> _Work to do_:
Leave out the pictures, and return only the lines running from the one that contains "Clone this chart in matplotlib." to the one that contains "plt.rcParams['font.family'] = ['Liberation", both included, exactly as they appear.

> _Dataset records_:
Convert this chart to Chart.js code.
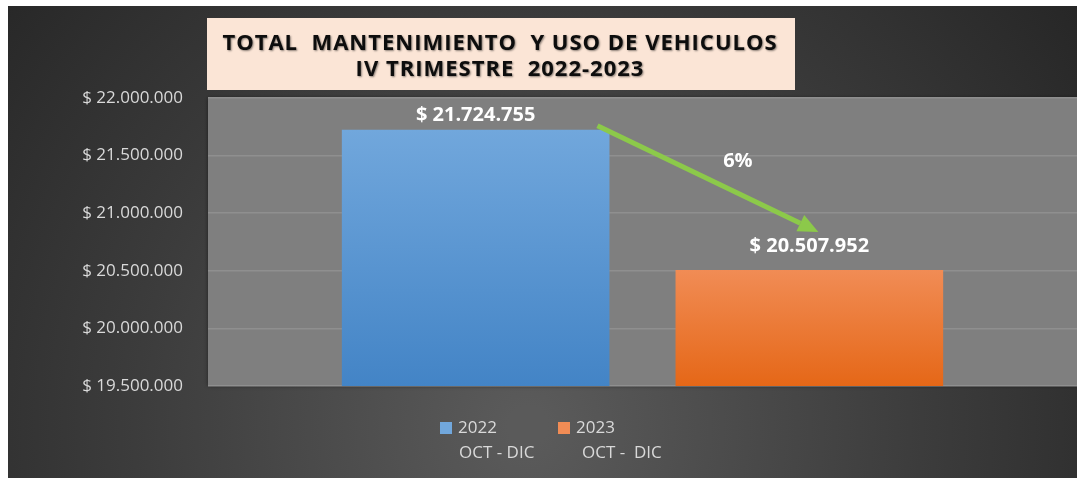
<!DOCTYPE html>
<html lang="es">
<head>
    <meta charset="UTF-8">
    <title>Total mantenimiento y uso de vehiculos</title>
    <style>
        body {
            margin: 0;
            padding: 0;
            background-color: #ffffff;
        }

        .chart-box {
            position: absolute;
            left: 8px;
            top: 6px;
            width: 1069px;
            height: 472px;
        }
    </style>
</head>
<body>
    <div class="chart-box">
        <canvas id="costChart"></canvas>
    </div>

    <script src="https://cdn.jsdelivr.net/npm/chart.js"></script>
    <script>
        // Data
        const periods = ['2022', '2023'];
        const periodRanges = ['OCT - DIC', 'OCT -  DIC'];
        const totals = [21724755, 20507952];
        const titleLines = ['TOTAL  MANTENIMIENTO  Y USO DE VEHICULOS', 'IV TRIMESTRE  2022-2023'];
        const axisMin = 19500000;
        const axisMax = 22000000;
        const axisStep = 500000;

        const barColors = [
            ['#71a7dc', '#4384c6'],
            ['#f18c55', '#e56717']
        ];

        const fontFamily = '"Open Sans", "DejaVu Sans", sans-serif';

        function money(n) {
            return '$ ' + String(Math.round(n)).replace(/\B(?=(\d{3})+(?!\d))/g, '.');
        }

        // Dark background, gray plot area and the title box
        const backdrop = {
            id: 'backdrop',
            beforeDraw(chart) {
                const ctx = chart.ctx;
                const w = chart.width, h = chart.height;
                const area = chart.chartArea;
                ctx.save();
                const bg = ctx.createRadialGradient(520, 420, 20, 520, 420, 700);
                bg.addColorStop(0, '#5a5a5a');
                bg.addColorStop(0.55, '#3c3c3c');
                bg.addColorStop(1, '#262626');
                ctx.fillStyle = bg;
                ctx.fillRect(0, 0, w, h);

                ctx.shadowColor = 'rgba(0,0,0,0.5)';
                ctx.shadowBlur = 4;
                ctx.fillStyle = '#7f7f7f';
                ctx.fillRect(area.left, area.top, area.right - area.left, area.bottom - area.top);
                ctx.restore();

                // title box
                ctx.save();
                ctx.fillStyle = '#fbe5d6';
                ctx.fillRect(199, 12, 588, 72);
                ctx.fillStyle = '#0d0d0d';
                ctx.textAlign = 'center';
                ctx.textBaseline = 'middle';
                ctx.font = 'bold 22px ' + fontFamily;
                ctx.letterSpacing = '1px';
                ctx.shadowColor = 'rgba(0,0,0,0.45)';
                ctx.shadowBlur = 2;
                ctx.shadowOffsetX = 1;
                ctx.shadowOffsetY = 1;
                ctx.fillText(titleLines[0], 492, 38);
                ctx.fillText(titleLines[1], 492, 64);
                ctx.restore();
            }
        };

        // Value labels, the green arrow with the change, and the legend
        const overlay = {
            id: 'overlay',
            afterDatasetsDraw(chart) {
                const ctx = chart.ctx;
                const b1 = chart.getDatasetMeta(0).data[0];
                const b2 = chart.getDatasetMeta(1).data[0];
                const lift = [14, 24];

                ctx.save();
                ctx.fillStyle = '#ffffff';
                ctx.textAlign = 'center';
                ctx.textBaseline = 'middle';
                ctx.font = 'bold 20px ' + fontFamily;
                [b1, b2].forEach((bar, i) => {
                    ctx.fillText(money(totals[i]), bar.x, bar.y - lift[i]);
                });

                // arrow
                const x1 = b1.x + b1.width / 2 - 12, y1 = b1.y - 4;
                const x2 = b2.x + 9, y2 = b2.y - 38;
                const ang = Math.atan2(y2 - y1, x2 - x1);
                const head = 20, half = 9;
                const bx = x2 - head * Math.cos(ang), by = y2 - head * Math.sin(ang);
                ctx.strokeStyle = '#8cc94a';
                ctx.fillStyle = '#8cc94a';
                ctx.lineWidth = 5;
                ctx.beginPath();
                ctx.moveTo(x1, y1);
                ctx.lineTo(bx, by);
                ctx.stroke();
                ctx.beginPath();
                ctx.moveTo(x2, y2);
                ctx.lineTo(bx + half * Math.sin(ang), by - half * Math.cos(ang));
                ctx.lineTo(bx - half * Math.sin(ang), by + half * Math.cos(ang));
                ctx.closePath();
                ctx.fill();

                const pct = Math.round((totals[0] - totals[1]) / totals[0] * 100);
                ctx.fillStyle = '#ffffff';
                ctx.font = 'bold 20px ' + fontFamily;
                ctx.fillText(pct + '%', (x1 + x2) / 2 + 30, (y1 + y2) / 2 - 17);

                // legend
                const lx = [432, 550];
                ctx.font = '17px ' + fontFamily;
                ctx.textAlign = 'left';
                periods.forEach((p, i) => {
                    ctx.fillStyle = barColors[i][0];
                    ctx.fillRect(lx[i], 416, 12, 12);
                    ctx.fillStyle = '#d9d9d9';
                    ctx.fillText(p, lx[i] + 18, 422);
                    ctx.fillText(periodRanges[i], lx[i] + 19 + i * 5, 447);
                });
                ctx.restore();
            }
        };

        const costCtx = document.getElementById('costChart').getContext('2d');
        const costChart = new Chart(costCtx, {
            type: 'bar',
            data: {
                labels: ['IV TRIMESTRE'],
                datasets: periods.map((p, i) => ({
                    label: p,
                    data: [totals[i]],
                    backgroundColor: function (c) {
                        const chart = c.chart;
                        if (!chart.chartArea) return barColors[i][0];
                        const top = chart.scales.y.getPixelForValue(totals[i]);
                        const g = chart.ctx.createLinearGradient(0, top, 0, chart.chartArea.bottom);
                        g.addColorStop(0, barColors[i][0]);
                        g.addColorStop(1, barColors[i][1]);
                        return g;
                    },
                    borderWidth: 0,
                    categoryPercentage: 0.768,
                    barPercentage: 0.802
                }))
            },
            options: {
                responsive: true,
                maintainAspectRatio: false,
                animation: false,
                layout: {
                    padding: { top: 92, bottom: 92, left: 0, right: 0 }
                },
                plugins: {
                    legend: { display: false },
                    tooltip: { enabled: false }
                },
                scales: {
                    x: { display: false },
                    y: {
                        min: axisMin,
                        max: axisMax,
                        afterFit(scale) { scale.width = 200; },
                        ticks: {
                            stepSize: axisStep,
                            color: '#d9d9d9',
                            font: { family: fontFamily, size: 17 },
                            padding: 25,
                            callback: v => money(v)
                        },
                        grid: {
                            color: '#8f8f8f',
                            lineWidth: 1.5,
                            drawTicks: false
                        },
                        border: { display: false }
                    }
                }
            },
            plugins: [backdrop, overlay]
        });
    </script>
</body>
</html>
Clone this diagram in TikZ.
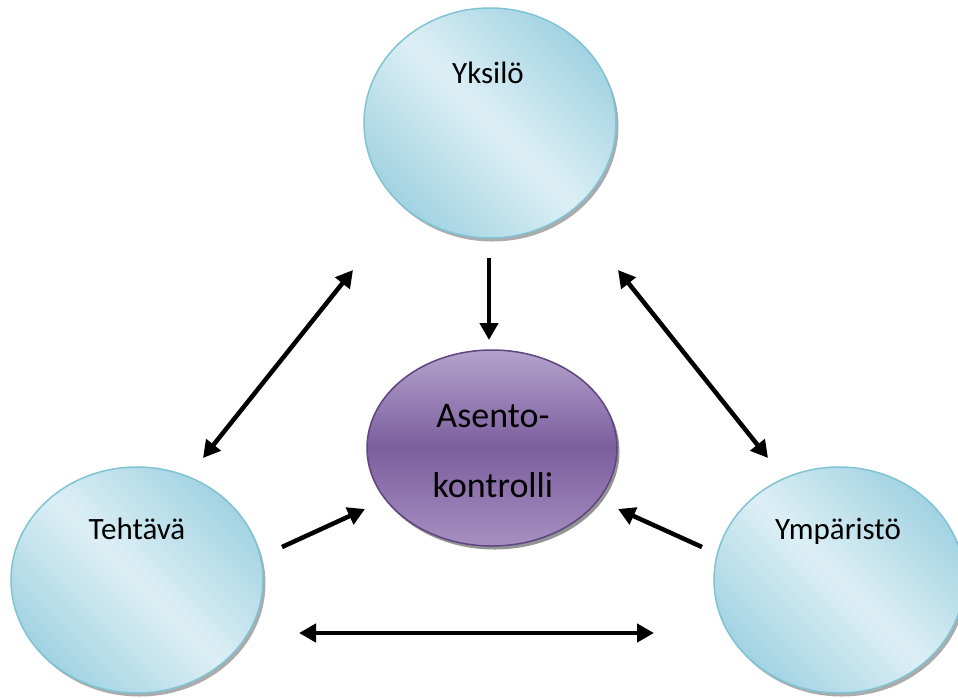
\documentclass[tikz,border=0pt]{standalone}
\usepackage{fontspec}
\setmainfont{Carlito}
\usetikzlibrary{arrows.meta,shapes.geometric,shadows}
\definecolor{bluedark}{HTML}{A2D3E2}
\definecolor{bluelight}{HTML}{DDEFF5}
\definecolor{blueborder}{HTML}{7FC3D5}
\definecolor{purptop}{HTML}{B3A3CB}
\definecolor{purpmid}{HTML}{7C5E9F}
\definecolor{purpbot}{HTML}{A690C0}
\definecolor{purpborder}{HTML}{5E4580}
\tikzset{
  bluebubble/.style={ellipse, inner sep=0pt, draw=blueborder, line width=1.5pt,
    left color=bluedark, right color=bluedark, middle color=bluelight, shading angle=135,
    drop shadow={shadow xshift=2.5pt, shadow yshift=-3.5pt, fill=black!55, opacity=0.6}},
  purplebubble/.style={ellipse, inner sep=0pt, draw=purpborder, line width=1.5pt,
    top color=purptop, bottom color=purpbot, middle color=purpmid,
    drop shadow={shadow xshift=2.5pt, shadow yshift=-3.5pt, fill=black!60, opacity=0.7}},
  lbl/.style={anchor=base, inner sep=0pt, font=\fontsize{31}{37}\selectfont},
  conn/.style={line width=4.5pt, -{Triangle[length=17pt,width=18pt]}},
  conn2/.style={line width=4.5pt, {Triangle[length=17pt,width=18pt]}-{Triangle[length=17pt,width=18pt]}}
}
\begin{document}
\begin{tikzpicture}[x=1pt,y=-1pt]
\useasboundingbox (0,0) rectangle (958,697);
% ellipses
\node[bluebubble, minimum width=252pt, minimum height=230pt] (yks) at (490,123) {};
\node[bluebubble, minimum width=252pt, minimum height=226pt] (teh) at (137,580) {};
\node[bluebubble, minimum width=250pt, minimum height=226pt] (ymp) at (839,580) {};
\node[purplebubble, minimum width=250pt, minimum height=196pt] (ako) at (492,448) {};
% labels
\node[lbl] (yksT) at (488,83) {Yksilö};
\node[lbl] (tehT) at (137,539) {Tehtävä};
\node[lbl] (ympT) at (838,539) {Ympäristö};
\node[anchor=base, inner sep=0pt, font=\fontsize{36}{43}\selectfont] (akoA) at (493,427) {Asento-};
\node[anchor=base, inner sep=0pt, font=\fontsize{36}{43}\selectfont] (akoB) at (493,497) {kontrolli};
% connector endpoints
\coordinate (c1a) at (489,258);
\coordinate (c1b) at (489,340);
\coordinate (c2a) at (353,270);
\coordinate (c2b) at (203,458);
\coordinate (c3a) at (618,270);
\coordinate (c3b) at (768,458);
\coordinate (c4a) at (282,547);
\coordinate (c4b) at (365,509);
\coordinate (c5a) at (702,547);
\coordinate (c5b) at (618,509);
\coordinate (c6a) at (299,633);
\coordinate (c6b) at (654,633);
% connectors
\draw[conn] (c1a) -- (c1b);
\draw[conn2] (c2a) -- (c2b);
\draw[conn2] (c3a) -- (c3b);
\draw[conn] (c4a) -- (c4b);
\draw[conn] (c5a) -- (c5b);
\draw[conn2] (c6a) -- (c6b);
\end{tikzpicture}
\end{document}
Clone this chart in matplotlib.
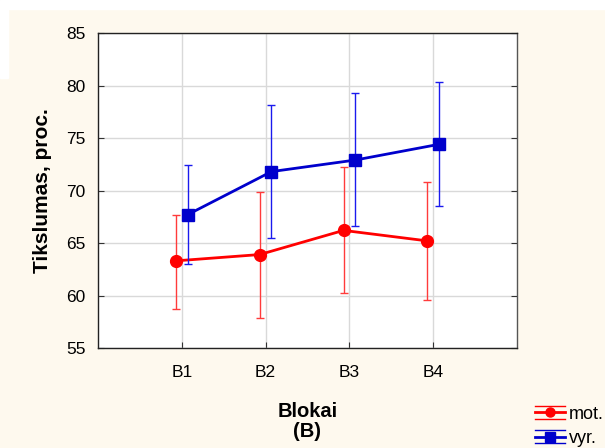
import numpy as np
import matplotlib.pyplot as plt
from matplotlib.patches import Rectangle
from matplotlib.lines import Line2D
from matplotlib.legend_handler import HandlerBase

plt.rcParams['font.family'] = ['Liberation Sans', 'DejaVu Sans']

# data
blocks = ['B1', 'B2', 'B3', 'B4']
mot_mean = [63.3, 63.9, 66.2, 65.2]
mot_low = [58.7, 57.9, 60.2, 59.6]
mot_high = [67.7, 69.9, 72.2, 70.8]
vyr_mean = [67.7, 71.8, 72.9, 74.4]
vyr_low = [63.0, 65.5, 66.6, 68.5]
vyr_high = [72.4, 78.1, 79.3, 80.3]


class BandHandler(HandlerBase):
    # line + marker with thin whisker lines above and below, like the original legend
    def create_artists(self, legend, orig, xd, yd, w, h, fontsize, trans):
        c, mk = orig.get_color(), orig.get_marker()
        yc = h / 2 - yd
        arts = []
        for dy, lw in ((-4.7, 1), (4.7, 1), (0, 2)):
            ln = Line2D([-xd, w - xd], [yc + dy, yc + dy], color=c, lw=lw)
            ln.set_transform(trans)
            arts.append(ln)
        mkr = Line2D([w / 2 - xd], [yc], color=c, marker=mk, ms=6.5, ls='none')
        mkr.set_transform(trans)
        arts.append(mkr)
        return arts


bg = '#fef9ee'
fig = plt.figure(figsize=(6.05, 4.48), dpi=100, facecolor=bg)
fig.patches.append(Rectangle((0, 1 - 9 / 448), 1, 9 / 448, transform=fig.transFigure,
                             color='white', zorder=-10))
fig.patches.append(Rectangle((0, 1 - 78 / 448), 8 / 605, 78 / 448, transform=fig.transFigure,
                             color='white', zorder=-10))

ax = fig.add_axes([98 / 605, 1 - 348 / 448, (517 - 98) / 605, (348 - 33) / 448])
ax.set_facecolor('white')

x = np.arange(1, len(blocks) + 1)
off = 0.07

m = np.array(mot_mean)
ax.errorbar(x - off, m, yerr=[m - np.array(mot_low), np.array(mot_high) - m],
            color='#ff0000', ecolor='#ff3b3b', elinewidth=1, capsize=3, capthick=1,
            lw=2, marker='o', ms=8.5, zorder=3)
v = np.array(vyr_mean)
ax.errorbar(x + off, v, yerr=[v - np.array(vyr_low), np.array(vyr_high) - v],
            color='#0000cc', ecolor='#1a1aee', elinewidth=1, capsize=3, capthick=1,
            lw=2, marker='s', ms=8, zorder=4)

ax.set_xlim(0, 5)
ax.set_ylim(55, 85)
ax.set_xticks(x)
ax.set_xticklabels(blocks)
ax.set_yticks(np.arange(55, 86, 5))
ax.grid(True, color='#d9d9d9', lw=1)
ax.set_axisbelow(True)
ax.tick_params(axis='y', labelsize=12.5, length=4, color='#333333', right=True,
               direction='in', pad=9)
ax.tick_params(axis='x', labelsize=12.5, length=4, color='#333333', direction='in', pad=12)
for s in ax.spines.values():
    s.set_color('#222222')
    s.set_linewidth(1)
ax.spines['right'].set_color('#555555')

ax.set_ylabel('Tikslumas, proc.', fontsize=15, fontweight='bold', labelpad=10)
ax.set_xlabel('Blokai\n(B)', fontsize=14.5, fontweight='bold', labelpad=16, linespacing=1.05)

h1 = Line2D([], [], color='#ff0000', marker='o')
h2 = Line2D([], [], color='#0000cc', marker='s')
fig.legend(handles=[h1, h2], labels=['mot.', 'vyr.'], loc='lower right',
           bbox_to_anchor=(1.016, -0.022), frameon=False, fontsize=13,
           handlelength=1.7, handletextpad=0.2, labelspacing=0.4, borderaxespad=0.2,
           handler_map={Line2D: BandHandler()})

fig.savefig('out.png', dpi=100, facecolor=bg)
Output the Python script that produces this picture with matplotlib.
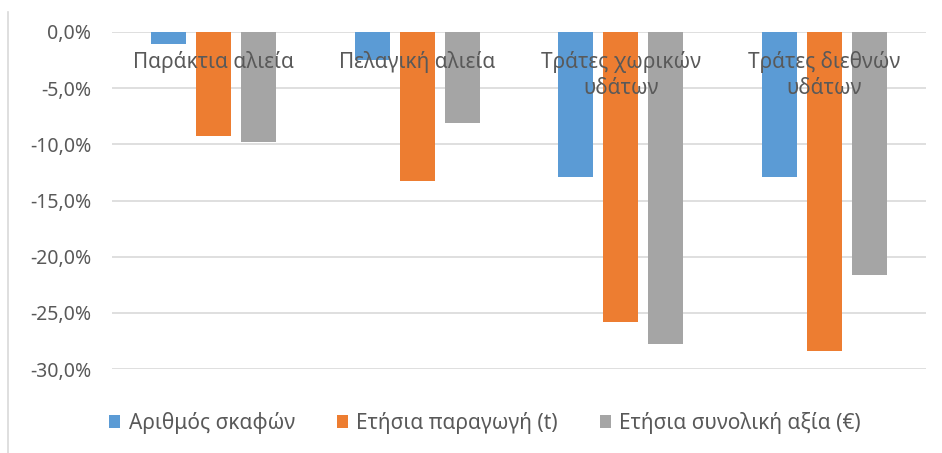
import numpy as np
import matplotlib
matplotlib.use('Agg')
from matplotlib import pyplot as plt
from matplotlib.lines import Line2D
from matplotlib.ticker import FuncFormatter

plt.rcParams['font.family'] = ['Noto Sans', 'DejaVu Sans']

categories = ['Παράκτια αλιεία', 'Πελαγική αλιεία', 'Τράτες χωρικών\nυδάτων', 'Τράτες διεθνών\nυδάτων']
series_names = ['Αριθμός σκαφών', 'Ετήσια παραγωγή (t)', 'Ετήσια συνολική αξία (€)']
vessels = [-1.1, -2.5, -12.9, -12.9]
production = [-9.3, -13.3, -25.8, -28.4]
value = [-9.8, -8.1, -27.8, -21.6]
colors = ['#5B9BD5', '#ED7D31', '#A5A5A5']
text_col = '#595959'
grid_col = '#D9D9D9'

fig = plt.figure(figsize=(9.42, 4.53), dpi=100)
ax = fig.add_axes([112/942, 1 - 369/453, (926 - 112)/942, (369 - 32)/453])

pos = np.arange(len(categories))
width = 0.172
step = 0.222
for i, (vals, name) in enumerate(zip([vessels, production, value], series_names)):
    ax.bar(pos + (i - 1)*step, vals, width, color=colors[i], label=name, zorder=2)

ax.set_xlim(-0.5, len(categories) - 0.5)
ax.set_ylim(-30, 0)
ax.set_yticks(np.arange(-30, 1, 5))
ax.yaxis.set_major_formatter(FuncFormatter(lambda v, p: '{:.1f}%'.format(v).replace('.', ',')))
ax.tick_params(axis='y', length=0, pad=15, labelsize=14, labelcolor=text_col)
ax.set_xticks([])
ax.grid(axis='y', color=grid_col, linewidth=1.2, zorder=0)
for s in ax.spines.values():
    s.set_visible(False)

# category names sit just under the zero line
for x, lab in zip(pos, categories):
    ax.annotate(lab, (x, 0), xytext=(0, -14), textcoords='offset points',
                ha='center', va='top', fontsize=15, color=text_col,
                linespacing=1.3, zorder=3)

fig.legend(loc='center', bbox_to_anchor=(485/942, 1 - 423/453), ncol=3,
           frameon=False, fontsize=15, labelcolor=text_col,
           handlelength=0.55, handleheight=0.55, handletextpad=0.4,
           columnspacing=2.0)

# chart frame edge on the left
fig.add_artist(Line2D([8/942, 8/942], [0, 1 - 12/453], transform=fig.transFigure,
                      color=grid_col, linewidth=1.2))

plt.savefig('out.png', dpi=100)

> _Correct response_:
Clone this chart in matplotlib.
import numpy as np
import matplotlib.pyplot as plt
from matplotlib.patches import Rectangle
from matplotlib.lines import Line2D
from matplotlib.legend_handler import HandlerBase

plt.rcParams['font.family'] = ['Liberation Sans', 'DejaVu Sans']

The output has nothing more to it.